ゼロコロナの台湾、ウィズコロナの東京

小池氏を、いわゆる「利権や既得権益まみれ、世襲政治家やおじさんによる古い政治」と比べているうちは、彼女の手のひらの上で踊らされることになる。そうした舞台設定を用意される限り、女性である彼女は常に脆弱性を突くハッカー的な立場を取り続けることができるからだ。

小池氏を誰かとの比較で評定するのであれば、世襲でもなく、男でもない政界のリーダー、例えば台湾の蔡英文総統と比べるべきだろう。

東京の約2倍の人口規模である台湾の、蔡英文総統の新型コロナ対応は世界のお手本となるべき手際の良さだった。初期の段階からヒト・ヒト感染の可能性を除外せず、感染症が蔓延する前に封じ込め、現在は50日以上連続の「感染者ゼロ」を実現している。東京五輪を意識しすぎて対策で出遅れた小池氏は「ウィズコロナ」を掲げるが、台湾は「ゼロコロナ」を達成しつつある。

小池百合子は早々にマスクと防護服数十万枚を中国へ贈った

対照的なのはマスクの扱いだ。こちらも蔡英文総統は早くも1月下旬の時点でマスクの輸出を制限したうえ、増産を急いで国民に十分いきわたる量のマスクを確保した。収束を迎えて初めて、諸外国へのマスク貢献を行っている。
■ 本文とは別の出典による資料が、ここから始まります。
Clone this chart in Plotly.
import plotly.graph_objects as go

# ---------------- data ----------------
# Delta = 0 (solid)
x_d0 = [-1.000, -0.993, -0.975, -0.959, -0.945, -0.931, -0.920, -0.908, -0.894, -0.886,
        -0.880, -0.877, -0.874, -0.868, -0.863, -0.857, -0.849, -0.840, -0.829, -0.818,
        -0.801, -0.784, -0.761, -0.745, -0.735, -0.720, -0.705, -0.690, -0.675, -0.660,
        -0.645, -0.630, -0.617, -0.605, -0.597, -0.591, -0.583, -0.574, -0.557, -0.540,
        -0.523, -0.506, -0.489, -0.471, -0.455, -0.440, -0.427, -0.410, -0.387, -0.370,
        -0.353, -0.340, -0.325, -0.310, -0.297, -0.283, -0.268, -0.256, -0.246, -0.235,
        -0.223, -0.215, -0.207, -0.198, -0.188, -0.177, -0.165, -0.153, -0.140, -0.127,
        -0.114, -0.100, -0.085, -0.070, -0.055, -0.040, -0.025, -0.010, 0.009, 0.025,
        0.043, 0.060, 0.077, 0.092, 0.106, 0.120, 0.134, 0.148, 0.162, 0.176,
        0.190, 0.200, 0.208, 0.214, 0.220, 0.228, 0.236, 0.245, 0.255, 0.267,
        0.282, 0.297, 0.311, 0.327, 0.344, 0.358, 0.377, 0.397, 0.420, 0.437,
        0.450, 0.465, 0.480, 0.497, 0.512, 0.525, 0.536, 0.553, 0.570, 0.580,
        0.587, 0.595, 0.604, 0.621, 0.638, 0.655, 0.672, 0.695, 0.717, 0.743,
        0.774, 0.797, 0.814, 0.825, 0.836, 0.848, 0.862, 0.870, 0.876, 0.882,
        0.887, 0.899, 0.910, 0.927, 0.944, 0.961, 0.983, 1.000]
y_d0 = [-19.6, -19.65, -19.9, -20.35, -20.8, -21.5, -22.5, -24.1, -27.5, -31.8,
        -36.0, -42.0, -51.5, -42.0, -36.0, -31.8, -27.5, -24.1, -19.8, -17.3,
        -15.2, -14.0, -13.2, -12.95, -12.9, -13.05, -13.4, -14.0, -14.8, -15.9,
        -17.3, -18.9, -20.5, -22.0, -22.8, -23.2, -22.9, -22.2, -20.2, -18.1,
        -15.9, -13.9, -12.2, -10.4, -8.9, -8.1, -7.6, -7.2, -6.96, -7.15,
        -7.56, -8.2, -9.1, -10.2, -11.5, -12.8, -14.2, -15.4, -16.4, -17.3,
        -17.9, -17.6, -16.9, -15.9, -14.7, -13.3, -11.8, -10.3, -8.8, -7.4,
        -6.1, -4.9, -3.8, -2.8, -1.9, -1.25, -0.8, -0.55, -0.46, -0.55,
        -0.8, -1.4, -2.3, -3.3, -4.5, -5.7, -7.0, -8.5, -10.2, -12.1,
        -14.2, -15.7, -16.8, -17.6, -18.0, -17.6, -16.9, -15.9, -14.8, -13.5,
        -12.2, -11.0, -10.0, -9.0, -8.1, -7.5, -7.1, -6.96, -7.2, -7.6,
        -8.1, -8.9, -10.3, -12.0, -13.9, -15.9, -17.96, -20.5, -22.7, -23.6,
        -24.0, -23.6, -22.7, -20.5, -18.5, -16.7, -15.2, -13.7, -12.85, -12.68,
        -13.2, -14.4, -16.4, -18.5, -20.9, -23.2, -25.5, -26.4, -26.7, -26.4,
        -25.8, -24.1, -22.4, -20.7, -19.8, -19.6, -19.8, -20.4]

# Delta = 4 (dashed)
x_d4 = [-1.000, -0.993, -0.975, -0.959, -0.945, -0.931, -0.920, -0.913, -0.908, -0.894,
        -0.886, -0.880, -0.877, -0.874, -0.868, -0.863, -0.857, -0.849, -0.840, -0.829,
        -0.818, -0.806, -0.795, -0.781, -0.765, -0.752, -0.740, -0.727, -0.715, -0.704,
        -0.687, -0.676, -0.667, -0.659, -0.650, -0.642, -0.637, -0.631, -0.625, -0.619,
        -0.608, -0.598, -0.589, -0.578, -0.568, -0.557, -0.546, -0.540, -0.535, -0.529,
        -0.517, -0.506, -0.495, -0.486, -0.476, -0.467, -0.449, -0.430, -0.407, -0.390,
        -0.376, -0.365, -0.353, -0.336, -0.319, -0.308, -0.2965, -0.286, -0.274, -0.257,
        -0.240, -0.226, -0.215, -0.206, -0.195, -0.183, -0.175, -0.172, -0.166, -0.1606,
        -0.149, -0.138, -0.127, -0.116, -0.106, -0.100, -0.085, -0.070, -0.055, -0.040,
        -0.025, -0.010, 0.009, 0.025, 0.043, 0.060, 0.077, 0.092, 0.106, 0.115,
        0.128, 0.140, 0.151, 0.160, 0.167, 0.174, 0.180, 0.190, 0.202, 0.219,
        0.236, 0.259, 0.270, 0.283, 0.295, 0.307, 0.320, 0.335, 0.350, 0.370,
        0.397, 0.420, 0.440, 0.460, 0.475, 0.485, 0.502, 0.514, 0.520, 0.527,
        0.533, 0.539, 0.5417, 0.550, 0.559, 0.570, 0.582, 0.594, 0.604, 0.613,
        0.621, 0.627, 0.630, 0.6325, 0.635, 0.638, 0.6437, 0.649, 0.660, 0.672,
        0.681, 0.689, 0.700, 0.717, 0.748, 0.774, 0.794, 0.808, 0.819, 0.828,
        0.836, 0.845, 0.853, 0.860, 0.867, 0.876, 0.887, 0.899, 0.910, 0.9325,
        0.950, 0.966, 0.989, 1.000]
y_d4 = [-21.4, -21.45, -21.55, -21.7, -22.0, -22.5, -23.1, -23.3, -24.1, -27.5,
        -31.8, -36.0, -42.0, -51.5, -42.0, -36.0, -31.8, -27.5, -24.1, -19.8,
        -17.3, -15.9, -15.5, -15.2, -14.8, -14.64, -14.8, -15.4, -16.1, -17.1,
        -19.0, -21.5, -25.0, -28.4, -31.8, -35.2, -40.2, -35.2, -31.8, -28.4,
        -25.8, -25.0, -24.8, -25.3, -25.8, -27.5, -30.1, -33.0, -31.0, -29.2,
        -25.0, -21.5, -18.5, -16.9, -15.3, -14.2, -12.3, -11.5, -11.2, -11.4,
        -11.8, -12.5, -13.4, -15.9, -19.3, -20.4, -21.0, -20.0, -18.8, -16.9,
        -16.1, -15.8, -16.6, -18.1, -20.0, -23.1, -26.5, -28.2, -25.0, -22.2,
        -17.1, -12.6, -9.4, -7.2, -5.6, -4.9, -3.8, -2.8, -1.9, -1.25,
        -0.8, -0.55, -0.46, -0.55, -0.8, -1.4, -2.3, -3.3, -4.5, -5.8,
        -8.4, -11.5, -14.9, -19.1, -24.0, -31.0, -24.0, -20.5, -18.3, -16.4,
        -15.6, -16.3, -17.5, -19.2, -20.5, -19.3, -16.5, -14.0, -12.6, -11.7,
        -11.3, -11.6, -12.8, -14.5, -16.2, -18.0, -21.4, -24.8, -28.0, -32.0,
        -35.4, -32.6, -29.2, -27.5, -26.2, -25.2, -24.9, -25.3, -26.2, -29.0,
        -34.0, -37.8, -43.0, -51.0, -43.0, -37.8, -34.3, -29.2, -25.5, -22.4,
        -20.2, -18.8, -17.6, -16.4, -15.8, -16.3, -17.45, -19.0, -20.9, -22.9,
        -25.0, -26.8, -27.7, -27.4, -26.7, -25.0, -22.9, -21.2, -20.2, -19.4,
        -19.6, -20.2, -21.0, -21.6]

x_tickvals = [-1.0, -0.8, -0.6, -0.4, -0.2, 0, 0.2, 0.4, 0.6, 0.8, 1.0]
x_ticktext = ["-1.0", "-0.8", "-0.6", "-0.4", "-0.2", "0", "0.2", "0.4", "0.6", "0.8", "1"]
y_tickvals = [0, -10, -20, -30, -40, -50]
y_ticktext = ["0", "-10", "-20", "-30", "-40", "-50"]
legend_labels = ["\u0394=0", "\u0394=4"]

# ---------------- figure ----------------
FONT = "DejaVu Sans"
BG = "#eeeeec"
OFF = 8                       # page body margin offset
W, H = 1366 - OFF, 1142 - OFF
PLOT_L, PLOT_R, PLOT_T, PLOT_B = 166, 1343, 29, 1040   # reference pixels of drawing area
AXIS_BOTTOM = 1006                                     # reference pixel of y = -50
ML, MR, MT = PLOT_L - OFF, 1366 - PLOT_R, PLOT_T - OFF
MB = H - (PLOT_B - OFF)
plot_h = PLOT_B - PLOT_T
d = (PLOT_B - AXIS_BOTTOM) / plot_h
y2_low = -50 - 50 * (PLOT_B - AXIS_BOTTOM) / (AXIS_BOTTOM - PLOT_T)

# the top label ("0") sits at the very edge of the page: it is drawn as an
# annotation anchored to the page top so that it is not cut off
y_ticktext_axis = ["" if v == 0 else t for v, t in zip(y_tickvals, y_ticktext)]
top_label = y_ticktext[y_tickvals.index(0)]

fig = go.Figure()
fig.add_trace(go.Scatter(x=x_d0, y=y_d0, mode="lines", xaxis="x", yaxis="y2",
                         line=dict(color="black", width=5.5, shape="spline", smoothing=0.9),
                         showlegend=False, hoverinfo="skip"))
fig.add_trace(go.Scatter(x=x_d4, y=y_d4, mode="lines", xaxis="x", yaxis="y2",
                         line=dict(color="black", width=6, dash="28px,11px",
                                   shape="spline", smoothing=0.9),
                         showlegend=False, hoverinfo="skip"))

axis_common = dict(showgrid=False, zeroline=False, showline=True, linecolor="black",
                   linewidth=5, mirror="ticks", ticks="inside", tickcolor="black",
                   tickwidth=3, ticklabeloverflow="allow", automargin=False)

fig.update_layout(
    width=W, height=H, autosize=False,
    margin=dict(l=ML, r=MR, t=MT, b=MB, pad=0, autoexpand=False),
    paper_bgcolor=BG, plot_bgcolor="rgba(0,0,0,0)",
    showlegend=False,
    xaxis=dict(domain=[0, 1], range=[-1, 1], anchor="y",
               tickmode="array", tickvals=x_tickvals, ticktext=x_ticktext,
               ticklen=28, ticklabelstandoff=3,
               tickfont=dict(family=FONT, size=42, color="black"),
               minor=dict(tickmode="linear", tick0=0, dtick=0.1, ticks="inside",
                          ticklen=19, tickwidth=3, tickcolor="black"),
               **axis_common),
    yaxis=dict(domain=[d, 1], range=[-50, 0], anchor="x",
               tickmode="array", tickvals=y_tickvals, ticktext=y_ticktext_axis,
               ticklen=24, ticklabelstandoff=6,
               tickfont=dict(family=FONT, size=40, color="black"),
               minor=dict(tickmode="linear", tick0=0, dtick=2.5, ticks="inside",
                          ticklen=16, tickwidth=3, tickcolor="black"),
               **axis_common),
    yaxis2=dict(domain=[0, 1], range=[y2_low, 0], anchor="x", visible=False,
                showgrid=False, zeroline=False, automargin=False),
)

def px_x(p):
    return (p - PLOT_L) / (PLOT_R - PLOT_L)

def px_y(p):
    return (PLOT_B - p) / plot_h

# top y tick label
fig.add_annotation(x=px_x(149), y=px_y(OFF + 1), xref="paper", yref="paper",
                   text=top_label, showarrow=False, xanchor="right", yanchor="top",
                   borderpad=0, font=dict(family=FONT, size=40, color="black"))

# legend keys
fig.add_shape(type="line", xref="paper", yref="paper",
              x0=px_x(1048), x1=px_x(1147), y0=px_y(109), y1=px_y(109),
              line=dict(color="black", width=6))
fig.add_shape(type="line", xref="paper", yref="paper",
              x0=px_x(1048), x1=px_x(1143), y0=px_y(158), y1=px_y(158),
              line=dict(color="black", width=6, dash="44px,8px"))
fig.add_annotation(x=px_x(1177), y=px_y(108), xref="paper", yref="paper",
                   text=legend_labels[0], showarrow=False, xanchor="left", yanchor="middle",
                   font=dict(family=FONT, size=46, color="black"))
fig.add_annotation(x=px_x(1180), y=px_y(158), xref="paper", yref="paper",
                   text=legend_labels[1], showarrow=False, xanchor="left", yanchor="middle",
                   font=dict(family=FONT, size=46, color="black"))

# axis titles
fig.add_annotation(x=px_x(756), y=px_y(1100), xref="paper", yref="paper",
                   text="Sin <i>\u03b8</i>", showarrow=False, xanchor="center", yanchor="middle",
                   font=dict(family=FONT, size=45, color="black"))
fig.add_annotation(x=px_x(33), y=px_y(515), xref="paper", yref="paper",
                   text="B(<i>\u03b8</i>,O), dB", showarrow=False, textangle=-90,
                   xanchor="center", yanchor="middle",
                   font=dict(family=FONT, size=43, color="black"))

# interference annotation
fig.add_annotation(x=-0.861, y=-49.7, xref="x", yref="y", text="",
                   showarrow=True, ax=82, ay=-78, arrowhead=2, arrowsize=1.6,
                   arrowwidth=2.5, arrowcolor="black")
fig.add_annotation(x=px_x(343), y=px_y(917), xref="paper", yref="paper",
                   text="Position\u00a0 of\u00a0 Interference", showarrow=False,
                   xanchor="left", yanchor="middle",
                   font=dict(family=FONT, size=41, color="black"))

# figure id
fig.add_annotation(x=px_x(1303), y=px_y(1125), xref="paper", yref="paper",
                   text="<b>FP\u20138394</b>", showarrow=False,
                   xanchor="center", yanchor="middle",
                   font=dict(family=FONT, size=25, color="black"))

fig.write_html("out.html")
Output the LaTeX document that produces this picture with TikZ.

一方、小池氏は早々にマスクと防護服数十万枚を中国へ贈った。これによって都民の生命健康安全を売り渡したが、動機と言えば人道支援に名を借りた、単なる「都知事選に向けた自民党・二階幹事長との連携強調」だっただけのことというほかない。

1兆円を投じたという小池氏のコロナ対策は都民から支持を得ているようだが、自身が出演した啓発CMの総費用は8億円とも9億円とも言われる。当初小池氏が連呼していたワイズ・スペンディング(賢い支出)だったのか疑問だ。これ自体が「政治の不作為によって事態が悪化したにもかかわらず、そこから少しでもリカバリーできれば『よくやった』と思ってしまう」人間心理の脆弱性を突いた小池流ハッキング術の完成形ではないかとすら思えてくる。